The polling tells an interesting story: A Fox poll from September saw 65% of Americans wanting Roe to stay, including over half of Republicans. A Monmouth University poll had over 60% of Americans favoring abortion to be at least “legal with limitations,” with 11% saying that the procedure should always be illegal. However, an Associated Press poll showed that most Americans only agree on legal first trimester abortion. But the poll also put strong majorities in favor of abortion due to endangerment of the mother or child, rape and incest. It is clear that Americans are against much of what makes the Texas and Mississippi bills so controversial.

Now, I am not a woman. I will never need to get an abortion, nor feel the mental strain of that decision. However, since polling has shown a consensus around the issue, and there is a conservative-leaning SCOTUS, I’d like to suggest two possible compromises in the likelihood that Roe is overturned.

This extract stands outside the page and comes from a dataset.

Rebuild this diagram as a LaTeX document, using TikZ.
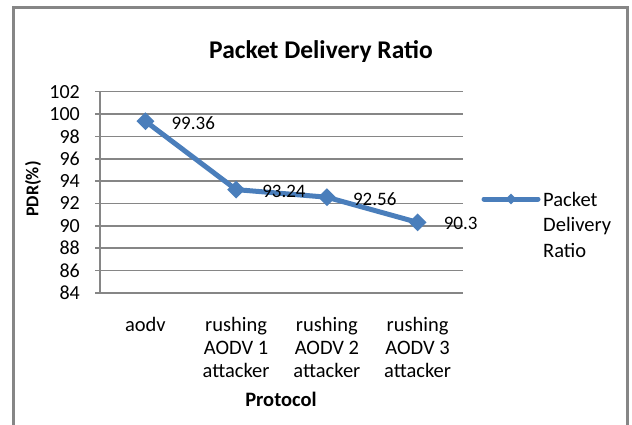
\documentclass[tikz,border=0pt]{standalone}
\usepackage{fontspec}
\setmainfont{Carlito}
\usetikzlibrary{shapes.geometric}
\definecolor{ser}{HTML}{4A7EBB}
\definecolor{gridc}{HTML}{868686}
\begin{document}
\begin{tikzpicture}[x=1pt,y=-1pt,
  lbl/.style={font=\fontsize{19}{23}\selectfont, inner sep=0pt},
  ticklbl/.style={font=\fontsize{20}{23}\selectfont, inner sep=0pt},
  catlbl/.style={font=\fontsize{20.5}{23}\selectfont, inner sep=0pt, align=center, anchor=base},
  leglbl/.style={font=\fontsize{20.5}{25.5}\selectfont, inner sep=0pt, align=left, anchor=base west},
  ttl/.style={font=\fontsize{25.5}{28}\selectfont\bfseries, inner sep=0pt},
  axt/.style={font=\fontsize{20.5}{23}\selectfont\bfseries, inner sep=0pt},
  gridline/.style={draw=gridc, line width=1.5pt},
  serline/.style={draw=ser, line width=5pt, line join=round},
  dmark/.style={diamond, fill=ser, inner sep=0pt, minimum width=18pt, minimum height=18pt},
  lmark/.style={diamond, fill=ser, inner sep=0pt, minimum width=11pt, minimum height=11pt}]
\useasboundingbox (0,0) rectangle (632,424);
\begin{scope}
\clip (0,0) rectangle (632,424);
\draw[gridc, line width=2.5pt] (13.5,7.5) rectangle (627.5,440);
\end{scope}
% title
\node[ttl] (title) at (321,52) {Packet Delivery Ratio};
% gridlines and tick labels
\foreach \i in {0,...,9} {
  \pgfmathsetmacro{\yy}{292.8-\i*22.34}
  \pgfmathtruncatemacro{\vv}{84+2*\i}
  \draw[gridline] (95,\yy) -- (463,\yy);
  \node[ticklbl, anchor=east] (t\i) at (80,\yy) {\vv};
}
\draw[gridline] (100,91.7) -- (100,292.8);
% axis titles
\node[axt, rotate=90, font=\fontsize{18}{23}\selectfont\bfseries] (ytitle) at (33,189) {PDR(\%)};
\node[axt] (xtitle) at (281,399) {Protocol};
% category labels
\node[catlbl] (c1) at (145.4,331) {aodv};
\node[catlbl] (c2) at (236.1,377) {rushing\\AODV 1\\attacker};
\node[catlbl] (c3) at (326.9,377) {rushing\\AODV 2\\attacker};
\node[catlbl] (c4) at (417.6,377) {rushing\\AODV 3\\attacker};
% data
\coordinate (p1) at (145.4,121.2);
\coordinate (p2) at (236.1,189.6);
\coordinate (p3) at (326.9,197.2);
\coordinate (p4) at (417.6,222.4);
\draw[serline] (p1) -- (p2) -- (p3) -- (p4);
\foreach \p in {p1,p2,p3,p4} \node[dmark] (m\p) at (\p) {};
\node[lbl, anchor=west] (d1) at ([shift={(26,1.5)}]p1) {99.36};
\node[lbl, anchor=west] (d2) at ([shift={(26,1.5)}]p2) {93.24};
\node[lbl, anchor=west] (d3) at ([shift={(26,1.5)}]p3) {92.56};
\node[lbl, anchor=west] (d4) at ([shift={(26,1.5)}]p4) {90.3};
% legend
\coordinate (la) at (484,199);
\coordinate (lb) at (538,199);
\draw[serline, line cap=round] (la) -- (lb);
\node[lmark] (lm) at (511,199) {};
\node[leglbl] (leg) at (543,257) {Packet\\Delivery\\Ratio};
\end{tikzpicture}
\end{document}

One, Congress could pass legislation in the vein of “safe, legal and rare” from the Clinton years: preventing unsafe back-alley abortions by making them legal nationwide under legislation while reducing the overall need for abortion through expanded sexual education in public schools and increased access to contraception.

Two, if Congress can’t do that, then it should pass legislation mandating that states who criminalize abortion have free contraception in all health care plans and robust sex ed in public schools. If states don’t want abortion, that’s legally fine. However, that doesn’t mean that women shouldn’t be able to prevent pregnancy in the first place, especially considering that a University of California, San Francisco study put financial and timing issues as the most common reasons for seeking an abortion. Many people may disagree with letting adoption be a one-size-fits-all substitute for abortion, forcing women to undergo pregnancy and childbirth which can have long-lasting mental, physical and economic effects on their own selves. Obamacare couldn’t fully mandate that private insurers cover and provide contraception due to religious freedom concerns, but if it was packaged as a legislative compromise of sorts for a post-Roe world and not a contradiction of the court’s decision, maybe Roberts and one other conservative justice would let it be.

Pro-abortion-rights Senator Susan Collins said that Kavanaugh wouldn’t overturn Roe. She will most likely be proven wrong. In that case, Collins, fellow pro-abortion-rights Republican Senator Lisa Murkowski and the rest of Congress should then step in to patch up the deep wound on the nation’s political landscape.